The Supplemental Nutrition Assistance Program (SNAP), commonly referred to as food stamps, helps millions of low-income Americans afford groceries each month. But when it comes to running the program, who’s really in charge—the federal government or the states? Here’s a clear breakdown of how SNAP works and what role each government plays in delivering benefits.
Is SNAP a Federal or State Program?
The short answer is: It’s both.
SNAP is a federally funded program overseen by the U.S. Department of Agriculture (USDA). However, the program is administered by individual states, which are responsible for handling applications, determining eligibility, and distributing benefits.
This collaboration ensures that SNAP rules are applied consistently nationwide, but it also allows states some flexibility to customize parts of the program to fit local needs.
How Does SNAP Work?
- Federal Responsibility: The federal government funds 100% of the benefits provided through SNAP and sets national guidelines for eligibility, benefit amounts, and program requirements.
- State Responsibility: States are in charge of processing applications, determining who qualifies, and issuing monthly benefits via Electronic Benefit Transfer (EBT) cards. States can also implement job training programs and other initiatives to help SNAP recipients gain long-term financial independence.
Eligibility and Benefits
SNAP eligibility follows general federal guidelines, but states have some leeway to make adjustments. Here’s what’s typically considered when determining if someone qualifies:
- Income Requirements: Most households must have an income at or below 130% of the federal poverty line.
- Assets: Some states look at household assets, like bank account balances, while others have waived this requirement to expand access.
- Work Requirements: Able-bodied adults without dependents (ABAWDs) often need to meet work requirements or participate in job training programs to qualify for long-term benefits.
Once approved, beneficiaries receive their monthly SNAP benefits on an EBT card, which can be used to buy food at authorized retailers, including grocery stores, farmers’ markets, and some online platforms.
How Much Can You Get with SNAP?
The amount of SNAP benefits you receive depends on your household size, income, and expenses. As of 2025, the maximum monthly benefit for a family of four is $973 in most states. However, states with a higher cost of living, like Alaska and Hawaii, may have slightly higher benefit amounts.
State Flexibility: Why SNAP May Vary by Location
Even though SNAP is a federal program, the state you live in can affect your experience with it. States have some flexibility to implement additional programs like:
- Nutrition education programs: These teach families how to shop for healthy, affordable food.
- Double Up Food Bucks: Some states offer this program to help SNAP recipients buy more fresh produce.
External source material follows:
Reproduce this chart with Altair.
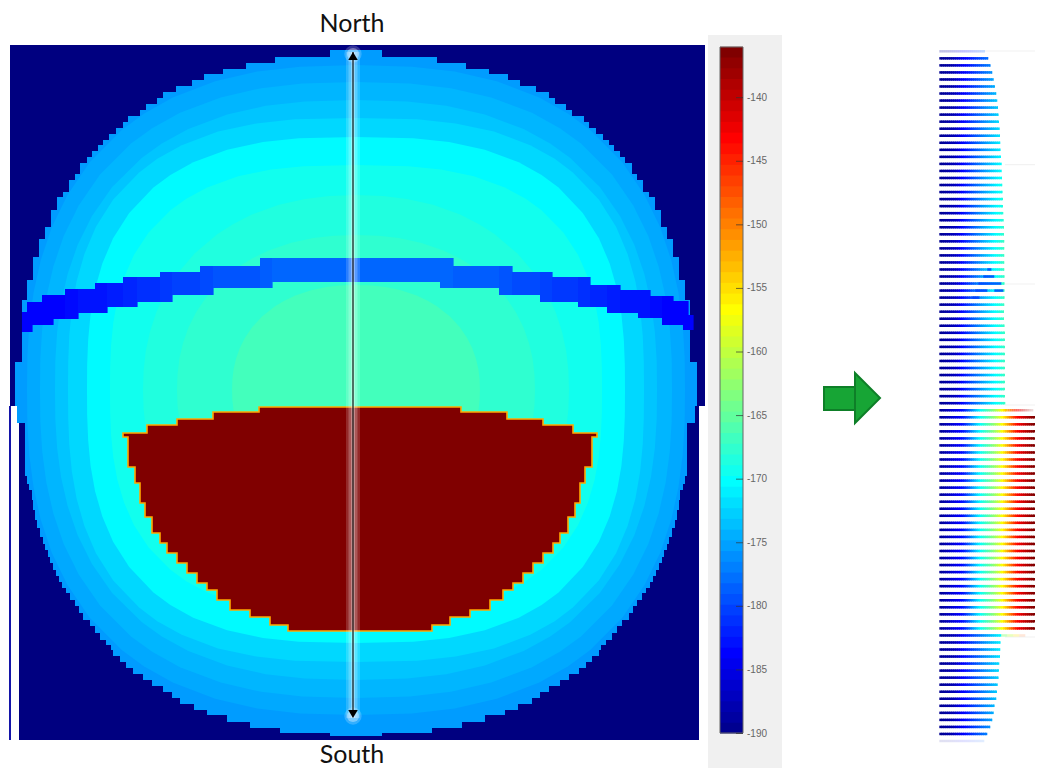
import altair as alt
import numpy as np
import pandas as pd

alt.data_transformers.disable_max_rows()

# ---------- colour ramp (jet) ----------
jet_values = [-190.0, -184.0, -170.3, -156.6, -142.9, -136.0]
jet_colors = ["#000090", "#0000ff", "#00ffff", "#ffff00", "#ff0000", "#800000"]
cbar_levels = [
    -190.0, -189.1, -188.3, -187.4, -186.6, -185.7, -184.9, -184.0,
    -183.1, -182.3, -181.4, -180.6, -179.7, -178.9, -178.0, -177.1,
    -176.3, -175.4, -174.6, -173.7, -172.9, -172.0, -171.1, -170.3,
    -169.4, -168.6, -167.7, -166.9, -166.0, -165.1, -164.3, -163.4,
    -162.6, -161.7, -160.9, -160.0, -159.1, -158.3, -157.4, -156.6,
    -155.7, -154.9, -154.0, -153.1, -152.3, -151.4, -150.6, -149.7,
    -148.9, -148.0, -147.1, -146.3, -145.4, -144.6, -143.7, -142.9,
    -142.0, -141.1, -140.3, -139.4, -138.6, -137.7, -136.9, -136.0,
]
cbar_ticks = [-140, -145, -150, -155, -160, -165, -170, -175, -180, -185, -190]

# ---------- map: outer disk edge (row top, left edge) ----------
disk_value = -175.6
disk_top_y = [50, 57, 63, 69, 74, 80, 86, 92, 98, 104, 110, 116, 122, 128, 134, 140, 145, 151, 157, 163,
              174, 180, 192, 197, 210, 227, 239, 257, 280, 300, 362, 406]
disk_top_x = [330, 275, 246, 223, 204, 192, 176, 163, 157, 146, 140, 128, 123, 116, 109, 103, 98, 92, 87, 80,
              75, 69, 63, 57, 51, 45, 39, 33, 27, 22, 15, 15]
disk_low_y = [406, 423, 476, 484, 490, 500, 510, 520, 528, 537, 544, 550, 557, 563, 570, 576, 582, 588, 593,
              600, 606, 613, 620, 626, 633, 640, 645, 650, 656, 662, 668, 674, 680, 686, 692, 698, 704, 710,
              715, 722, 728, 733, 736]
disk_low_x = [17, 25, 27, 29, 32, 33, 35, 37, 40, 43, 45, 48, 50, 53, 56, 59, 62, 66, 70,
              75, 79, 83, 90, 95, 100, 106, 111, 113, 120, 126, 133, 143, 152, 163, 172, 180, 194, 207,
              227, 250, 280, 330, 330]

# contour bands: value, half width, half height, outline index
band_values = [-174.9, -174.2, -173.4, -172.4, -170.5, -169.4, -168.6, -167.8, -166.7]
band_half_w = [329, 316, 301, 288, 269, 246, 213, 179, 124]
band_half_h = [325, 308, 290, 272, 253, 225, 195, 155, 105]
band_outline = [0, 0, 0, 1, 1, 1, 2, 2, 2]
outline_dy = [0, .1, .2, .3, .4, .5, .6, .7, .8, .85, .9, .95, .98, .995, 1]
outlines = [
    [1, .999, .993, .98, .958, .925, .877, .81, .712, .645, .557, .428, .3, .17, 0],
    [1, .9994, .9956, .9866, .97, .943, .903, .843, .753, .69, .605, .479, .346, .213, 0],
    [1, .997, .987, .967, .937, .894, .836, .758, .65, .578, .489, .362, .24, .127, 0],
]

# blue arc across the map
arc_x = [22, 27, 32, 42, 53, 65, 78, 95, 107, 123, 137, 160, 172, 200, 213, 260, 272, 440, 453, 499, 512, 540,
         552, 578, 590, 607, 620, 638, 650, 662, 673, 683, 688, 693]
arc_top = [312, 302, 302, 295, 295, 289, 289, 283, 283, 277, 277, 272, 272, 266, 266, 258, 258, 258, 266, 266, 272,
           272, 277, 277, 285, 285, 290, 290, 296, 296, 301, 301, 315]
arc_bot = [332, 332, 325, 325, 319, 319, 313, 313, 307, 307, 302, 302, 295, 295, 288, 288, 282, 288, 288, 295, 295,
           302, 302, 307, 307, 313, 313, 318, 318, 325, 325, 330, 330]
arc_val = [-184, -184, -184, -184, -184, -183.5, -183, -183, -182.5, -182, -181.5, -181, -180.5, -180, -179.5, -179,
           -178.5, -178.5, -179, -179.5, -180, -180.5, -181, -181.5, -182, -182.5, -183, -183, -183.5, -184, -184,
           -184, -184]

# red region: row top, left edge
red_y = [407, 412, 419, 425, 433, 437, 467, 483, 503, 517, 533, 543, 553, 563, 573, 583, 590, 600, 610, 617, 625, 631]
red_x = [259, 213, 177, 147, 123, 128, 135, 140, 145, 152, 160, 167, 177, 187, 197, 207, 217, 230, 250, 270, 288, 318]

# green arrow
arrow_body = [824, 856, 387, 410]
head_x = [855, 880]
head_t = [373, 398]
head_b = [423, 398]

# ---------- comb of row profiles on the right ----------
comb_len = [45.7,
            49.0, 51.3, 53.0, 54.3, 55.7, 57.0, 58.0, 58.7, 59.3, 59.7,
            60.3, 60.7, 61.0, 61.3, 61.7, 62.3, 62.3, 62.7, 63.0, 63.3,
            63.7, 63.7, 64.0, 64.3, 64.7, 64.7, 65.0, 65.0, 65.0, 65.0,
            65.0, 65.3, 65.3, 65.3, 65.3, 65.0, 64.7, 64.7, 65.3, 65.7,
            65.7, 65.7, 65.7, 65.7, 65.7, 65.7, 65.7, 65.7, 65.7, 66.0,
            94.0,
            99.3, 101.7, 103.7, 104, 104, 104, 104, 104, 104, 104, 104, 104, 104, 104, 104, 104,
            103.7, 103.7, 103.3, 103.0, 102.7, 102.3, 102.0, 102.0, 101.7, 101.3, 101.0, 100.0, 99.3, 97.3, 95.7,
            62.0,
            61.3, 61.0, 60.7, 60.0, 59.7, 59.3, 58.3, 57.7, 57.0, 55.3, 54.3, 53.0, 51.0, 48.0,
            45.0]
comb_end = [-178, -178, -177, -176, -175, -174.5, -174, -173, -173, -172.5, -172,
            -172, -171.5, -171, -171, -170.5, -170, -170, -169.5, -169, -169,
            -168.5, -168.5, -168, -168, -167.5, -167.5, -167, -167, -167, -167,
            -167, -167, -167, -167, -167, -167, -167, -167, -167, -167,
            -167, -167, -167, -167, -167, -167, -167, -167, -167, -167]
comb_low_end = [-170.5, -171, -171, -171.5, -172, -172, -172.5, -173, -173, -173.5, -174, -174.5, -175, -176, -177, -178]
comb_opacity = {0: .25, 98: .12}
up_frac = [0, .25, .37, .58, .83, 1]
up_prof = [0, .12, .3, .55, .83, 1]
red_d = [0, 24, 41, 54, 63, 78, 94, 104]
red_v = [-190, -183, -170, -163, -156.5, -143, -136, -136]
dip_rows = [31, 32, 33, 34, 34, 35]
dip_from = [48, 44, 39, 36, 55, 33]
dip_to = [52, 55, 62, 48, 64, 40]
faint_y = [51, 164.6, 284, 405, 637]
faint_from = [985, 1005, 1005, 1005, 1005]

# ---------- scales ----------
xs = alt.Scale(domain=[8, 1035], range=[0, 1027], nice=False, zero=False)
ys = alt.Scale(domain=[8, 768], range=[0, 760], nice=False, zero=False)
cs = alt.Scale(domain=jet_values, range=jet_colors, interpolate="rgb")
cbar_y = alt.Scale(domain=[-190, -136], range=[725.5, 38.8], nice=False, zero=False)
cbar_i = alt.Scale(domain=[0, 64], range=[725.5, 38.8], nice=False, zero=False)
comb_y = alt.Scale(domain=[0, 98], range=[43.3, 733], nice=False, zero=False)


def X(f="x"):
    return alt.X(f, type="quantitative", scale=xs, axis=None)


def Y(f="y"):
    return alt.Y(f, type="quantitative", scale=ys, axis=None)


def C(f="v"):
    return alt.Color(f, type="quantitative", scale=cs, legend=None)


layers = []


def rect_layer(x, x2, y, y2, color):
    d = pd.DataFrame({"x": [x], "x2": [x2], "y": [y], "y2": [y2]})
    return alt.Chart(d).mark_rect(color=color).encode(X(), x2=alt.X2("x2"), y=Y(), y2=alt.Y2("y2"))


# navy backgrounds and left rule
layers.append(rect_layer(10, 705, 45, 406, "#000080"))
layers.append(rect_layer(19, 699, 406, 740, "#000080"))
layers.append(rect_layer(9, 11, 406, 740, "#1414a8"))
CX = 356
CY = 390
# disk
d = pd.DataFrame({"y": disk_top_y, "x": disk_top_x, "v": disk_value})
d["x2"] = 2 * CX - d["x"]
layers.append(alt.Chart(d).mark_area(orient="horizontal", interpolate="step-before")
              .encode(Y(), X(), x2=alt.X2("x2"), color=C()))
d = pd.DataFrame({"y": disk_low_y, "x": disk_low_x, "v": disk_value})
d["x2"] = 2 * CX - d["x"]
layers.append(alt.Chart(d).mark_area(orient="horizontal", interpolate="step-before")
              .encode(Y(), X(), x2=alt.X2("x2"), color=C()))
# contour bands
for v, a, b, k in zip(band_values, band_half_w, band_half_h, band_outline):
    fy = np.array(outline_dy)
    fw = np.array(outlines[k])
    ya = np.concatenate([CY - b * fy[::-1], CY + b * fy[1:]])
    wa = np.concatenate([fw[::-1], fw[1:]]) * a
    d = pd.DataFrame({"y": ya, "x": CX - wa, "x2": CX + wa, "v": v})
    layers.append(alt.Chart(d).mark_area(orient="horizontal").encode(Y(), X(), x2=alt.X2("x2"), color=C()))
# arc
d = pd.DataFrame({"x": arc_x[:-1], "x2": [a + .6 for a in arc_x[1:]], "y": arc_top, "y2": arc_bot, "v": arc_val})
layers.append(alt.Chart(d).mark_rect().encode(X(), x2=alt.X2("x2"), y=Y(), y2=alt.Y2("y2"), color=C()))
# red region
d = pd.DataFrame({"y": red_y, "x": red_x})
d["x2"] = 720 - d["x"]
layers.append(alt.Chart(d).mark_area(orient="horizontal", interpolate="step-before", color="#800000",
                                     stroke="#ffa800", strokeWidth=1.6)
              .encode(Y(), X(), x2=alt.X2("x2")))
# glow and arrow
d = pd.DataFrame({"x": [353], "y": [52], "y2": [718]})
for w, o in [(14, .16), (9, .22), (4, .3)]:
    layers.append(alt.Chart(d).mark_rule(color="white", strokeWidth=w, opacity=o)
                  .encode(X(), y=Y(), y2=alt.Y2("y2")))
g = pd.DataFrame({"x": [353, 353], "y": [54, 716]})
for s, o in [(300, .2), (150, .35)]:
    layers.append(alt.Chart(g).mark_point(shape="circle", filled=True, color="white", size=s, opacity=o, strokeWidth=0)
                  .encode(X(), Y()))
layers.append(alt.Chart(pd.DataFrame({"x": [353], "y": [52], "y2": [716]})).mark_rule(color="#111", strokeWidth=1.2)
              .encode(X(), y=Y(), y2=alt.Y2("y2")))
layers.append(alt.Chart(pd.DataFrame({"x": [353], "y": [56]})).mark_point(shape="triangle-up", filled=True, color="black", size=90, opacity=1)
              .encode(X(), Y()))
layers.append(alt.Chart(pd.DataFrame({"x": [353], "y": [714]})).mark_point(shape="triangle-down", filled=True, color="black", size=90, opacity=1)
              .encode(X(), Y()))
# North / South
t = pd.DataFrame({"x": [352, 352], "y": [24, 755], "t": ["North", "South"]})
layers.append(alt.Chart(t).mark_text(font="Lato", fontSize=25, color="#111", align="center", baseline="middle")
              .encode(X(), Y(), text="t:N"))

# colour bar
layers.append(rect_layer(708, 782, 35, 768, "#f0f0f0"))
d = pd.DataFrame({"v": cbar_levels, "i": list(range(64)), "i2": [min(i + 1.3, 64) for i in range(64)], "x": 720, "x2": 743})
layers.append(alt.Chart(d).mark_rect().encode(X(), x2=alt.X2("x2"),
              y=alt.Y("i:Q", scale=cbar_i, axis=None), y2=alt.Y2("i2"), color=C()))
d = pd.DataFrame({"x": [720], "x2": [743], "y": [47], "y2": [733]})
layers.append(alt.Chart(d).mark_rect(fill=None, stroke="#666", strokeWidth=1)
              .encode(X(), x2=alt.X2("x2"), y=Y(), y2=alt.Y2("y2")))
tk = pd.DataFrame({"tick": cbar_ticks, "x": 736, "x2": 743, "xl": 747, "label": [str(v) for v in cbar_ticks]})
layers.append(alt.Chart(tk).mark_rule(color="#333", opacity=.7, strokeWidth=1)
              .encode(X(), x2=alt.X2("x2"), y=alt.Y("tick:Q", scale=cbar_y, axis=None)))
layers.append(alt.Chart(tk).mark_text(font="Liberation Sans", fontSize=10, color="#666", align="left", baseline="middle")
              .encode(X("xl"), y=alt.Y("tick:Q", scale=cbar_y, axis=None), text="label:N"))

# green arrow
d = pd.DataFrame({"x": [arrow_body[0]], "x2": [arrow_body[1]], "y": [arrow_body[2]], "y2": [arrow_body[3]]})
layers.append(alt.Chart(d).mark_rect(color="#17a535", stroke="#0e7f28", strokeWidth=2)
              .encode(X(), x2=alt.X2("x2"), y=Y(), y2=alt.Y2("y2")))
d = pd.DataFrame({"x": head_x, "y": head_t, "y2": head_b})
layers.append(alt.Chart(d).mark_area(color="#17a535", stroke="#0e7f28", strokeWidth=2)
              .encode(X(), Y(), y2=alt.Y2("y2")))

# faint guide lines on the right
d = pd.DataFrame({"y": faint_y, "x": faint_from, "x2": 1043})
layers.append(alt.Chart(d).mark_rule(color="#f2f2f2", strokeWidth=1.2).encode(X(), x2=alt.X2("x2"), y=Y()))

# comb rows
X0 = 939.3
upper = comb_end
lower = comb_low_end
rows = []
for r, L in enumerate(comb_len):
    op = comb_opacity.get(r, 1)
    red = 51 <= r <= 82
    if red:
        end = None
    elif r < 51:
        end = upper[r]
    else:
        end = lower[r - 83]
    for dd in np.arange(0, L, 2.0):
        mid = min(dd + 1, L)
        if red:
            v = float(np.interp(mid, red_d, red_v))
        else:
            v = -190 + (end + 190) * float(np.interp(mid / L, up_frac, up_prof))
        o = op
        if r == 51 and mid > 65:
            o = max(.15, 1 - (mid - 65) / 32)
        over = .7 if o == 1 else 0
        rows.append({"r": r, "x": X0 + dd, "x2": X0 + min(dd + 2 + over, L), "v": v, "o": o})
    if r == 83:
        for dd, v, o in [(62, -163, .45), (68, -160, .35), (74, -155, .25), (80, -148, .15)]:
            rows.append({"r": r, "x": X0 + dd, "x2": X0 + dd + 6, "v": v, "o": o})
d = pd.DataFrame(rows)
layers.append(alt.Chart(d).mark_rule(strokeWidth=2.5).encode(
    X(), x2=alt.X2("x2"), y=alt.Y("r:Q", scale=comb_y, axis=None),
    color=C(), opacity=alt.Opacity("o:Q", scale=None, legend=None)))
d = pd.DataFrame({"r": dip_rows, "x": [X0 + a for a in dip_from], "x2": [X0 + b for b in dip_to], "v": -181})
layers.append(alt.Chart(d).mark_rule(strokeWidth=2.5, opacity=.8).encode(
    X(), x2=alt.X2("x2"), y=alt.Y("r:Q", scale=comb_y, axis=None), color=C()))

chart = (alt.layer(*layers)
         .resolve_scale(y="independent")
         .properties(width=1027, height=760, padding=0,
                     autosize=alt.AutoSizeParams(type="none"),
                     background="white")
         .configure_view(stroke=None))
chart.save("out.html", embed_options={"renderer": "svg", "actions": False})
- Disaster SNAP (D-SNAP): During natural disasters, states can temporarily increase benefits or relax eligibility requirements.
How to Apply for SNAP
Applying for SNAP benefits is relatively simple and can be done online, by mail, or in person at your local Department of Human Services office. You’ll need to provide documentation like proof of income, residency, and household expenses.
After submitting your application, states generally take a few days to a few weeks to process it. Once approved, your benefits will be loaded onto an EBT card.
What’s Next for SNAP?
With discussions in Congress about potential changes to SNAP work requirements and benefit amounts, current and future recipients need to stay informed. Any significant changes to the program will likely impact how states administer benefits and who qualifies for assistance.